Global health experts have long been aware of the disruptions a protracted emergency would cause for health services. In 2018, the World Health Organization defined an essential package of services that should be available without user fees during an extended crisis. These include maternal and neonatal health care as well as treatment for communicable and non-communicable diseases, mental health, and neglected tropical diseases.

Several challenges to delivering this package stand out. First, services for non-communicable diseases have decreased significantly. Of the 155 countries surveyed by the WHO, 53% reported a partial or total disruption of treatment services for hypertension, 49% for diabetes, 42% for cancer, and 31% for cardiovascular emergencies.

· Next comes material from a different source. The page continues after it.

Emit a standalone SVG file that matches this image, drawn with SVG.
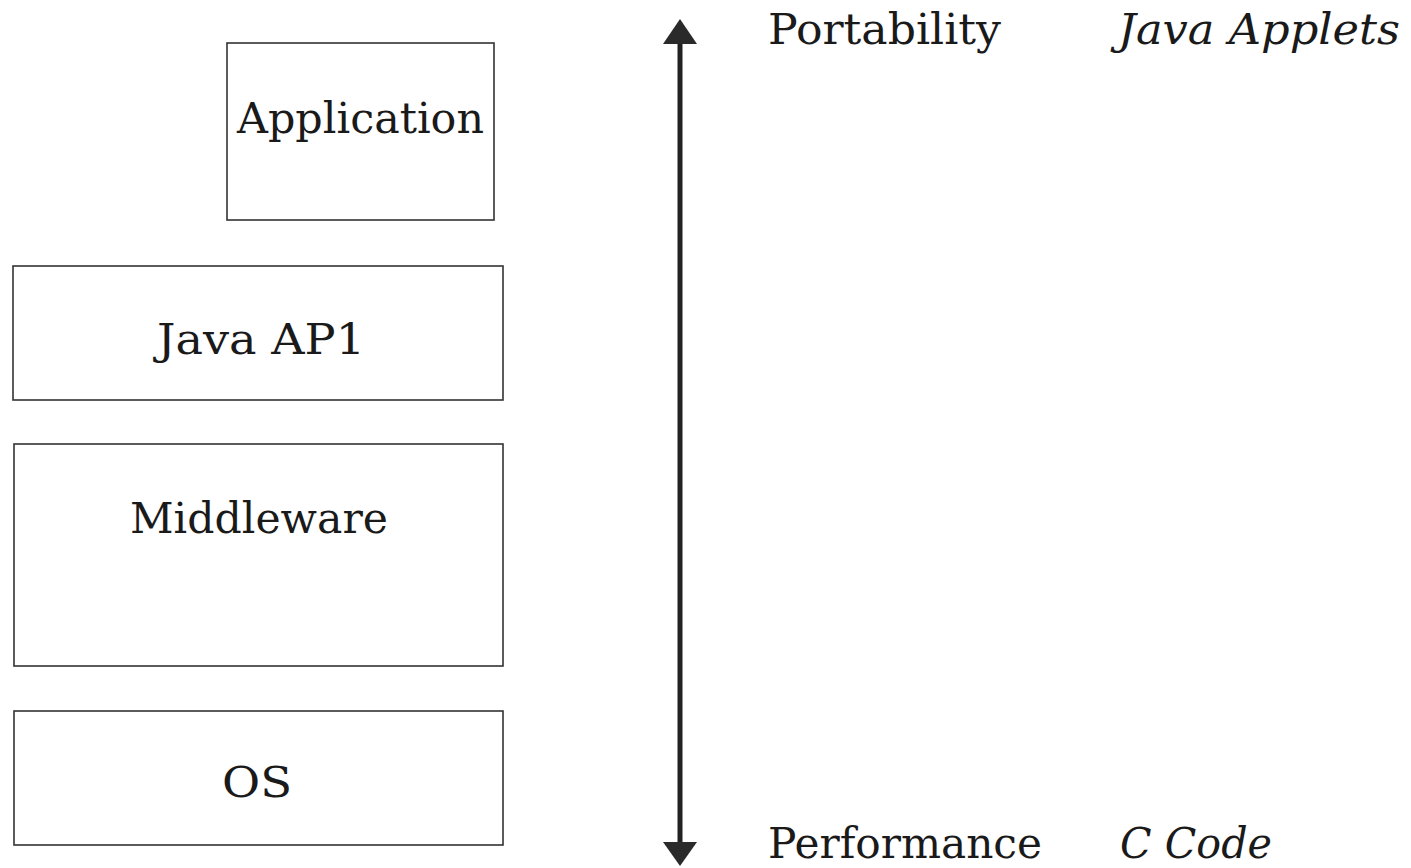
<svg xmlns="http://www.w3.org/2000/svg" width="1411" height="868" viewBox="0 0 1411 868">
<style>
.box{fill:#fff;stroke:#333;stroke-width:1.6}
.t{font-family:"DejaVu Serif","Liberation Serif",serif;font-size:42px;fill:#1a1a1a}
.i{font-style:italic}
</style>
<rect width="1411" height="868" fill="#fff"/>
<g id="application"><rect class="box" x="227" y="43" width="267" height="177"/><text class="t" x="360.5" y="133" text-anchor="middle" textLength="247" lengthAdjust="spacingAndGlyphs">Application</text></g>
<g id="java-api"><rect class="box" x="13" y="266" width="490" height="134"/><text class="t" x="261" y="354" text-anchor="middle" textLength="208" lengthAdjust="spacingAndGlyphs">Java AP1</text></g>
<g id="middleware"><rect class="box" x="14" y="444" width="489" height="222"/><text class="t" x="259" y="533" text-anchor="middle" textLength="258" lengthAdjust="spacingAndGlyphs">Middleware</text></g>
<g id="os"><rect class="box" x="14" y="711" width="489" height="134"/><text class="t" x="257" y="797" text-anchor="middle" textLength="70" lengthAdjust="spacingAndGlyphs">OS</text></g>
<g id="connectors">
<line x1="680" y1="40" x2="680" y2="846" stroke="#222" stroke-width="5"/>
<polygon points="680,19 697,44 663,44" fill="#2a2a2a"/>
<polygon points="680,866 697,842 663,842" fill="#2a2a2a"/>
</g>
<g id="labels">
<text class="t" x="768" y="44" textLength="233" lengthAdjust="spacingAndGlyphs">Portability</text>
<text class="t i" x="1118" y="44" textLength="282" lengthAdjust="spacingAndGlyphs">Java Applets</text>
<text class="t" x="768" y="858" textLength="274" lengthAdjust="spacingAndGlyphs">Performance</text>
<text class="t i" x="1120" y="858" textLength="152" lengthAdjust="spacingAndGlyphs">C Code</text>
</g>
</svg>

HIV and tuberculosis (TB) testing and treatment is also being affected. South Africa is among the countries most affected by these diseases. During the country’s lockdown, declines in TB testing led to a 33% decline in diagnoses. The number of TB and HIV patients collecting their medications on schedule has also fallen. Weaker adherence will ultimately lead to an increase in drug resistance, therapeutic failure, and higher treatment costs.

And yet other countries, including Rwanda, New Zealand, and Taiwan, have demonstrated remarkable success in ensuring the continuity of essential health services. In Taiwan, for example, low-cost universal health-care coverage has continued throughout the pandemic, and Rwanda has continued operating a new radiotherapy center for cancer treatment.

In Sierra Leone, where one in 17 mothers has a lifetime risk of death associated with childbirth, the Koidu Government Hospital in the Kono District is working with Partners In Health, a global nonprofit organization, on a mass communications campaign that reminds pregnant women to use maternity services. After a steep fall-off in prenatal visits, women are once more using these services.

Clinics in Sub-Saharan Africa are also innovating to continue the monitoring and treatment of the region’s 19 million diabetes patients during the pandemic. The Society of Endocrinology and Metabolism of Cameroon, for example, developed ten “golden rules” for COVID-19 and diabetes management, including information on exercise during confinement. Diabetes clinics have also introduced teleconsulting to limit the need for outpatient visits.

Furthermore, some countries are seeking innovative ways of ensuring care delivery. For example, Rwanda is using drones to distribute medication to cancer patients and robots to monitor COVID-19 patients’ vital signs and prevent hospital-acquired infections. Technological solutions may not always be cheap, but the gains can outweigh the financial outlay.

To achieve similar outcomes, many countries urgently need to overhaul their health-care allocation and delivery systems. Where possible, COVID-19 testing and treatment centers should integrate the provision of essential health services, including screening for conditions such as high-risk pregnancies and chronic diseases.

Moreover, decentralizing health services could strengthen systemic readiness and limit disruption. This will require training an expanded corps of community health workers, including heads of households, teachers, faith leaders, and traditional healers. In Liberia, for example, trained community health assistants play a central role in the COVID-19 response, while still delivering essential services.

Clearly, the disruptions to health-care systems caused by COVID-19 can be overcome. Crucially, countries need to reassess their delivery strategies and make targeted investments in essential health services. Doing so will strengthen their resilience against similar health crises in the future.